For the millennial women who married young and were interviewed for this story, the benefits of a stable relationship outweighed the financial hardships and other risks.
“I have an amazing relationship with my husband. I have such a true joy in my life. Having someone that always supports, encourages, and loves me is what keeps me going every day,” said Mary Wilden, who got married at 18. "If I let (financial) stability stop me from being married I would probably still be single."
Indeed, the choices of marrying young or marrying older each have costs and benefits.
Women who delay marriage or don't get married at all are often more successful professionally and financially. Meanwhile, those women who choose to marry are more likely to maintain constant levels of happiness during times when happiness would usually fall, according to a study from Michigan State University.
“There is no cookie cutter answer for when a person should get married. Life is all about balance,” Wilden said.
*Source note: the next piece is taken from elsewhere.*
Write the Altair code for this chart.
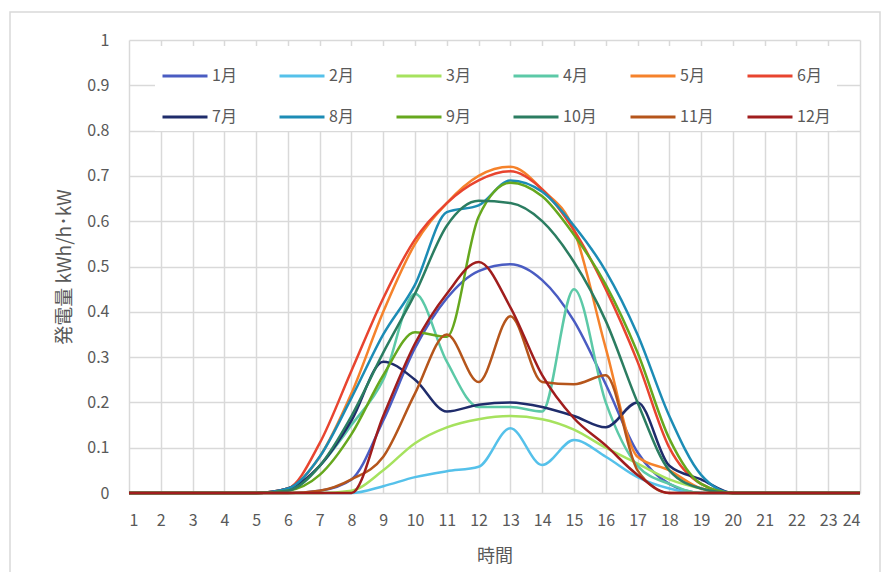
import altair as alt
import pandas as pd

hours = list(range(1, 25))
months = ["1月", "2月", "3月", "4月", "5月", "6月", "7月", "8月", "9月", "10月", "11月", "12月"]
colors = ["#4A5CC2", "#55C1EA", "#A6E25E", "#5CC9A7", "#F5822B", "#E8442F",
          "#1F2C6B", "#1C8CB5", "#66A81E", "#2B7D61", "#B5551B", "#A01D1D"]

m1 = [0, 0, 0, 0, 0, 0, 0.005, 0.03, 0.16, 0.32, 0.43, 0.49, 0.505, 0.47, 0.38, 0.24, 0.09, 0.02, 0, 0, 0, 0, 0, 0]
m2 = [0, 0, 0, 0, 0, 0, 0, 0, 0.015, 0.035, 0.048, 0.058, 0.143, 0.062, 0.117, 0.08, 0.035, 0.01, 0, 0, 0, 0, 0, 0]
m3 = [0, 0, 0, 0, 0, 0, 0, 0.005, 0.05, 0.11, 0.145, 0.163, 0.17, 0.163, 0.14, 0.10, 0.065, 0.03, 0.01, 0, 0, 0, 0, 0]
m4 = [0, 0, 0, 0, 0, 0.005, 0.06, 0.15, 0.25, 0.44, 0.29, 0.19, 0.19, 0.18, 0.45, 0.20, 0.06, 0.02, 0, 0, 0, 0, 0, 0]
m5 = [0, 0, 0, 0, 0, 0.01, 0.08, 0.22, 0.40, 0.55, 0.64, 0.70, 0.72, 0.67, 0.58, 0.32, 0.08, 0.05, 0.01, 0, 0, 0, 0, 0]
m6 = [0, 0, 0, 0, 0, 0.01, 0.11, 0.27, 0.43, 0.56, 0.64, 0.69, 0.71, 0.67, 0.58, 0.45, 0.29, 0.10, 0.02, 0, 0, 0, 0, 0]
m7 = [0, 0, 0, 0, 0, 0.01, 0.06, 0.16, 0.29, 0.25, 0.18, 0.195, 0.20, 0.19, 0.17, 0.145, 0.20, 0.06, 0.03, 0, 0, 0, 0, 0]
m8 = [0, 0, 0, 0, 0, 0.01, 0.08, 0.21, 0.35, 0.46, 0.62, 0.635, 0.69, 0.665, 0.59, 0.49, 0.35, 0.17, 0.04, 0, 0, 0, 0, 0]
m9 = [0, 0, 0, 0, 0, 0.005, 0.04, 0.13, 0.26, 0.355, 0.345, 0.61, 0.685, 0.655, 0.57, 0.46, 0.31, 0.12, 0.02, 0, 0, 0, 0, 0]
m10 = [0, 0, 0, 0, 0, 0.005, 0.06, 0.17, 0.31, 0.44, 0.59, 0.645, 0.64, 0.60, 0.51, 0.38, 0.20, 0.05, 0.01, 0, 0, 0, 0, 0]
m11 = [0, 0, 0, 0, 0, 0, 0.005, 0.03, 0.08, 0.22, 0.35, 0.245, 0.39, 0.245, 0.24, 0.26, 0.05, 0, 0, 0, 0, 0, 0, 0]
m12 = [0, 0, 0, 0, 0, 0, 0, 0, 0.17, 0.33, 0.44, 0.51, 0.41, 0.26, 0.165, 0.105, 0.04, 0, 0, 0, 0, 0, 0, 0]

series = [m1, m2, m3, m4, m5, m6, m7, m8, m9, m10, m11, m12]
yvals = [0, 0.1, 0.2, 0.3, 0.4, 0.5, 0.6, 0.7, 0.8, 0.9, 1]

rows = []
for mi, (name, vals) in enumerate(zip(months, series)):
    for h, v in zip(hours, vals):
        rows.append({"month": name, "order": mi, "hour": h, "value": v})
df = pd.DataFrame(rows)

FONT = "Noto Sans CJK JP"
GRAY = "#595959"

lines = alt.Chart(df).mark_line(interpolate="monotone", strokeWidth=2.5).encode(
    x=alt.X("hour:Q",
            scale=alt.Scale(domain=[1, 24], nice=False, zero=False),
            axis=alt.Axis(values=hours, title="時間", grid=True, ticks=False, domain=False,
                          labelFontSize=16, labelColor=GRAY, labelFont=FONT, labelPadding=19,
                          titleFontSize=18, titleColor=GRAY, titleFont=FONT, titleFontWeight="normal",
                          titlePadding=19)),
    y=alt.Y("value:Q",
            scale=alt.Scale(domain=[0, 1], nice=False),
            axis=alt.Axis(values=yvals, format=".1~f", title="発電量  kWh/h･kW", grid=True, ticks=False,
                          domain=False, labelFontSize=16, labelColor=GRAY, labelFont=FONT, labelPadding=20,
                          titleFontSize=19, titleColor=GRAY, titleFont=FONT, titleFontWeight="normal",
                          titlePadding=12)),
    color=alt.Color("month:N",
                    scale=alt.Scale(domain=months, range=colors),
                    sort=months,
                    legend=alt.Legend(orient="none", legendX=26, legendY=6, columns=6, direction="horizontal",
                                      title=None,
                                      symbolType="stroke", symbolSize=2025, symbolStrokeWidth=3,
                                      labelFontSize=16, labelColor=GRAY, labelFont=FONT, labelOffset=3,
                                      columnPadding=27, rowPadding=9, gridAlign="all",
                                      fillColor="white", padding=6)),
    detail="order:O",
)

border = alt.Chart(pd.DataFrame({"a": [0]})).mark_rect(fill="transparent", stroke="#D9D9D9", strokeWidth=1.5).encode(
    x=alt.value(-119), x2=alt.value(751), y=alt.value(-28), y2=alt.value(600)
)

chart = alt.layer(border, lines).properties(
    width=731, height=453,
    autosize=alt.AutoSizeParams(type="none"),
    padding={"left": 129, "top": 40, "right": 27, "bottom": 79},
).configure_view(stroke=None).configure_axis(gridColor="#D9D9D9", gridWidth=1.5)

chart.save("out.html", embed_options={"renderer": "svg", "actions": False})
Several of Wilden's acquaintances warned her that young marriages are doomed to fail, and Linton was the only one in her friend group that chose an early marriage, so they know they are in the minority. However, they believe they made the right choice for them, even if it isn't the right choice for everyone.6 comments on this story
“I am very strong in the idea that if you wait until you’re 30 or 40 to get married, or until you’re 25 to get married, that’s great," Linton said. “People constantly compare us to other people who might’ve gotten married too young, and my perspective is that regardless of what age you are, whether you’re younger or older, everyone has that kind of right time to get married, and I kind of feel like only you and your significant other know when that time is right.”